■ Problem details ■
Pictures aside, quote the whole listing exactly.

■ Source data ■

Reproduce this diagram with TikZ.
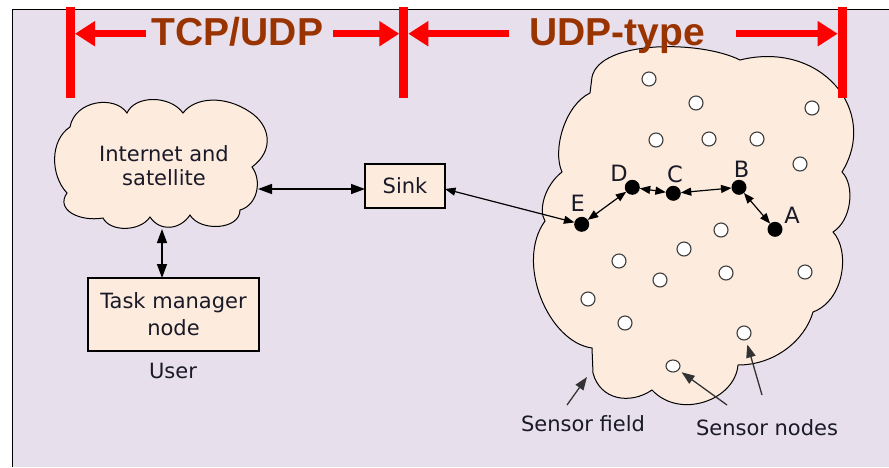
\documentclass[tikz,border=0pt]{standalone}
\usepackage{fontspec}
\setmainfont{DejaVu Sans}
\newfontfamily\headfont{Liberation Sans}
\usetikzlibrary{arrows.meta,calc,shapes.geometric}

\definecolor{bgcol}{RGB}{232,223,236}
\definecolor{peach}{RGB}{253,236,222}
\definecolor{rust}{RGB}{153,51,0}
\definecolor{ink}{RGB}{25,25,40}
\definecolor{ringgray}{RGB}{60,60,60}

\begin{document}
\begin{tikzpicture}[x=1pt,y=-1pt,
  every node/.style={inner sep=0pt, outer sep=0pt},
  >={Triangle[length=14pt,width=10pt]},
  lbl/.style={font=\fontsize{21}{24}\selectfont, text=ink},
  tag/.style={font=\fontsize{22.5}{24}\selectfont, text=ink},
  head/.style={font=\headfont\bfseries\fontsize{39}{40}\selectfont, text=rust},
  outline/.style={draw=black, line width=1pt, fill=peach},
  box/.style={draw=black, line width=1.3pt, fill=peach, font=\fontsize{21}{27}\selectfont, text=ink, align=center},
  link/.style={line width=1.5pt, <->},
  hop/.style={line width=1.2pt, {Triangle[length=10.5pt,width=8pt]}-{Triangle[length=10.5pt,width=8pt]}},
  ptr/.style={line width=1.3pt, draw=black!80, -{Triangle[length=13pt,width=9.5pt]}},
  span/.style={draw=red, line width=7pt, -{Triangle[length=20pt,width=24pt]}},
  bar/.style={fill=red, minimum width=9pt, minimum height=91pt},
  sensor/.style={circle, draw=ringgray, line width=1.1pt, fill=white, minimum size=14pt},
  relay/.style={circle, fill=black, minimum size=15pt}
]
\useasboundingbox (0,0) rectangle (889,467);

% page background and frame edges
\fill[bgcol] (12,9) rectangle (889,467);
\draw[line width=1pt] (12,467) -- (12,9) -- (889,9);

% Internet and satellite cloud
\draw[outline] (70,127) .. controls (75,100) and (115,95) .. (127,113)
  .. controls (135,95) and (170,95) .. (183,113)
  .. controls (195,97) and (225,95) .. (250,112)
  .. controls (270,125) and (275,150) .. (252,167)
  .. controls (262,180) and (258,205) .. (240,210)
  .. controls (240,230) and (200,232) .. (190,215)
  .. controls (180,230) and (160,232) .. (150,217)
  .. controls (140,232) and (110,232) .. (103,218)
  .. controls (80,222) and (55,210) .. (67,193)
  .. controls (50,175) and (50,140) .. (70,127) -- cycle;
\node[lbl, align=center] (inet) at (164,166) {Internet and\\satellite};
\coordinate (inetE) at (258,189);
\coordinate (inetS) at (162,229);

% sensor field cloud
\draw[outline] (592,348) .. controls (548,342) and (515,262) .. (545,221)
  .. controls (538,210) and (545,185) .. (562,172)
  .. controls (552,150) and (565,105) .. (590,93)
  -- (592,77)
  .. controls (600,40) and (700,40) .. (740,60)
  .. controls (820,40) and (880,110) .. (842,172)
  .. controls (855,185) and (852,220) .. (833,232)
  .. controls (850,250) and (845,300) .. (813,312)
  .. controls (805,340) and (775,365) .. (738,365)
  .. controls (735,400) and (680,420) .. (652,390)
  .. controls (630,405) and (600,400) .. (593,373)
  -- cycle;

% boxes
\node[box, minimum width=80pt, minimum height=44pt] (sink) at (405,186) {Sink};
\node[box, minimum width=171pt, minimum height=73pt] (task) at (173.5,314.5) {Task manager\\node};
\node[lbl, anchor=base] (user) at (173,378) {User};

% sensor nodes
\foreach \x/\y [count=\i] in {649/79, 696/103, 812/108, 656/140, 709/139, 757/139,
    800/164, 721/230, 684/249, 619/261, 726/273, 805/272, 660/280, 588/299,
    625/323, 744/333}
  \node[sensor] (s\i) at (\x,\y) {};
\node[ellipse, draw=ringgray, line width=1.1pt, fill=white, minimum width=14pt, minimum height=12pt] (s17) at (673,366) {};

% relay path nodes
\node[relay] (nE) at (581.7,224.3) {};
\node[relay] (nD) at (632.3,187.3) {};
\node[relay] (nC) at (673.3,193.3) {};
\node[relay] (nB) at (739,187.3) {};
\node[relay] (nA) at (775,229.3) {};
\node[tag, anchor=base] (lE) at (577.7,211.7) {E};
\node[tag, anchor=base] (lD) at (619,181.7) {D};
\node[tag, anchor=base] (lC) at (675,182.5) {C};
\node[tag, anchor=base] (lB) at (741.7,177.3) {B};
\node[tag, anchor=base] (lA) at (792,223.3) {A};

% connections
\draw[link] (inetE) -- (inetE -| sink.west);
\draw[link] (inetS) -- (inetS |- task.north);
\draw[hop] ([yshift=-3pt]sink.east) -- (nE);
\draw[hop] (nE) -- (nD);
\draw[hop] (nD) -- (nC);
\draw[hop] (nC) -- (nB);
\draw[hop] (nB) -- (nA);

% captions and pointers
\node[lbl, anchor=base] (field) at (583,431) {Sensor field};
\node[lbl, anchor=base] (snodes) at (767,435) {Sensor nodes};
\coordinate (fieldfrom) at (567,405);
\coordinate (fieldtip) at (587,377);
\coordinate (snfromA) at (727,405);
\coordinate (snfromB) at (762,395);
\draw[ptr] (fieldfrom) -- (fieldtip);
\draw[ptr, shorten >=4pt] (snfromA) -- (s17);
\draw[ptr, shorten >=5pt] (snfromB) -- (s16);

% protocol spans
\node[bar] (barL) at (70.5,52.2) {};
\node[bar] (barM) at (403.8,52.2) {};
\node[bar] (barR) at (842.2,52.2) {};
\coordinate (row) at (0,33.7);
\node[head, anchor=base] (tcp) at (237.5,45) {TCP/UDP};
\node[head, anchor=base] (udp) at (617,45) {UDP-type};
\draw[span] ($(tcp.west |- row)+(-6,0)$) -- (barL.east |- row);
\draw[span] ($(tcp.east |- row)+(10,0)$) -- (barM.west |- row);
\draw[span] ($(udp.west |- row)+(-20,0)$) -- (barM.east |- row);
\draw[span] ($(udp.east |- row)+(31,0)$) -- (barR.west |- row);
\end{tikzpicture}
\end{document}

■ Exercise answer ■
Reproduce this diagram with TikZ.
\documentclass[tikz,border=0pt]{standalone}
\usepackage{fontspec}
\setmainfont{DejaVu Sans}
\newfontfamily\headfont{Liberation Sans}
\usetikzlibrary{arrows.meta,calc,shapes.geometric}

\definecolor{bgcol}{RGB}{232,223,236}
\definecolor{peach}{RGB}{253,236,222}
\definecolor{rust}{RGB}{153,51,0}
\definecolor{ink}{RGB}{25,25,40}
\definecolor{ringgray}{RGB}{60,60,60}

\begin{document}
\begin{tikzpicture}[x=1pt,y=-1pt,
  every node/.style={inner sep=0pt, outer sep=0pt},
  >={Triangle[length=14pt,width=10pt]},
  lbl/.style={font=\fontsize{21}{24}\selectfont, text=ink},
  tag/.style={font=\fontsize{22.5}{24}\selectfont, text=ink},
  head/.style={font=\headfont\bfseries\fontsize{39}{40}\selectfont, text=rust},
  outline/.style={draw=black, line width=1pt, fill=peach},
  box/.style={draw=black, line width=1.3pt, fill=peach, font=\fontsize{21}{27}\selectfont, text=ink, align=center},
  link/.style={line width=1.5pt, <->},
  hop/.style={line width=1.2pt, {Triangle[length=10.5pt,width=8pt]}-{Triangle[length=10.5pt,width=8pt]}},
  ptr/.style={line width=1.3pt, draw=black!80, -{Triangle[length=13pt,width=9.5pt]}},
  span/.style={draw=red, line width=7pt, -{Triangle[length=20pt,width=24pt]}},
  bar/.style={fill=red, minimum width=9pt, minimum height=91pt},
  sensor/.style={circle, draw=ringgray, line width=1.1pt, fill=white, minimum size=14pt},
  relay/.style={circle, fill=black, minimum size=15pt}
]
\useasboundingbox (0,0) rectangle (889,467);

% page background and frame edges
\fill[bgcol] (12,9) rectangle (889,467);
\draw[line width=1pt] (12,467) -- (12,9) -- (889,9);

% Internet and satellite cloud
\draw[outline] (70,127) .. controls (75,100) and (115,95) .. (127,113)
  .. controls (135,95) and (170,95) .. (183,113)
  .. controls (195,97) and (225,95) .. (250,112)
  .. controls (270,125) and (275,150) .. (252,167)
  .. controls (262,180) and (258,205) .. (240,210)
  .. controls (240,230) and (200,232) .. (190,215)
  .. controls (180,230) and (160,232) .. (150,217)
  .. controls (140,232) and (110,232) .. (103,218)
  .. controls (80,222) and (55,210) .. (67,193)
  .. controls (50,175) and (50,140) .. (70,127) -- cycle;
\node[lbl, align=center] (inet) at (164,166) {Internet and\\satellite};
\coordinate (inetE) at (258,189);
\coordinate (inetS) at (162,229);

% sensor field cloud
\draw[outline] (592,348) .. controls (548,342) and (515,262) .. (545,221)
  .. controls (538,210) and (545,185) .. (562,172)
  .. controls (552,150) and (565,105) .. (590,93)
  -- (592,77)
  .. controls (600,40) and (700,40) .. (740,60)
  .. controls (820,40) and (880,110) .. (842,172)
  .. controls (855,185) and (852,220) .. (833,232)
  .. controls (850,250) and (845,300) .. (813,312)
  .. controls (805,340) and (775,365) .. (738,365)
  .. controls (735,400) and (680,420) .. (652,390)
  .. controls (630,405) and (600,400) .. (593,373)
  -- cycle;

% boxes
\node[box, minimum width=80pt, minimum height=44pt] (sink) at (405,186) {Sink};
\node[box, minimum width=171pt, minimum height=73pt] (task) at (173.5,314.5) {Task manager\\node};
\node[lbl, anchor=base] (user) at (173,378) {User};

% sensor nodes
\foreach \x/\y [count=\i] in {649/79, 696/103, 812/108, 656/140, 709/139, 757/139,
    800/164, 721/230, 684/249, 619/261, 726/273, 805/272, 660/280, 588/299,
    625/323, 744/333}
  \node[sensor] (s\i) at (\x,\y) {};
\node[ellipse, draw=ringgray, line width=1.1pt, fill=white, minimum width=14pt, minimum height=12pt] (s17) at (673,366) {};

% relay path nodes
\node[relay] (nE) at (581.7,224.3) {};
\node[relay] (nD) at (632.3,187.3) {};
\node[relay] (nC) at (673.3,193.3) {};
\node[relay] (nB) at (739,187.3) {};
\node[relay] (nA) at (775,229.3) {};
\node[tag, anchor=base] (lE) at (577.7,211.7) {E};
\node[tag, anchor=base] (lD) at (619,181.7) {D};
\node[tag, anchor=base] (lC) at (675,182.5) {C};
\node[tag, anchor=base] (lB) at (741.7,177.3) {B};
\node[tag, anchor=base] (lA) at (792,223.3) {A};

% connections
\draw[link] (inetE) -- (inetE -| sink.west);
\draw[link] (inetS) -- (inetS |- task.north);
\draw[hop] ([yshift=-3pt]sink.east) -- (nE);
\draw[hop] (nE) -- (nD);
\draw[hop] (nD) -- (nC);
\draw[hop] (nC) -- (nB);
\draw[hop] (nB) -- (nA);

% captions and pointers
\node[lbl, anchor=base] (field) at (583,431) {Sensor field};
\node[lbl, anchor=base] (snodes) at (767,435) {Sensor nodes};
\coordinate (fieldfrom) at (567,405);
\coordinate (fieldtip) at (587,377);
\coordinate (snfromA) at (727,405);
\coordinate (snfromB) at (762,395);
\draw[ptr] (fieldfrom) -- (fieldtip);
\draw[ptr, shorten >=4pt] (snfromA) -- (s17);
\draw[ptr, shorten >=5pt] (snfromB) -- (s16);

% protocol spans
\node[bar] (barL) at (70.5,52.2) {};
\node[bar] (barM) at (403.8,52.2) {};
\node[bar] (barR) at (842.2,52.2) {};
\coordinate (row) at (0,33.7);
\node[head, anchor=base] (tcp) at (237.5,45) {TCP/UDP};
\node[head, anchor=base] (udp) at (617,45) {UDP-type};
\draw[span] ($(tcp.west |- row)+(-6,0)$) -- (barL.east |- row);
\draw[span] ($(tcp.east |- row)+(10,0)$) -- (barM.west |- row);
\draw[span] ($(udp.west |- row)+(-20,0)$) -- (barM.east |- row);
\draw[span] ($(udp.east |- row)+(31,0)$) -- (barR.west |- row);
\end{tikzpicture}
\end{document}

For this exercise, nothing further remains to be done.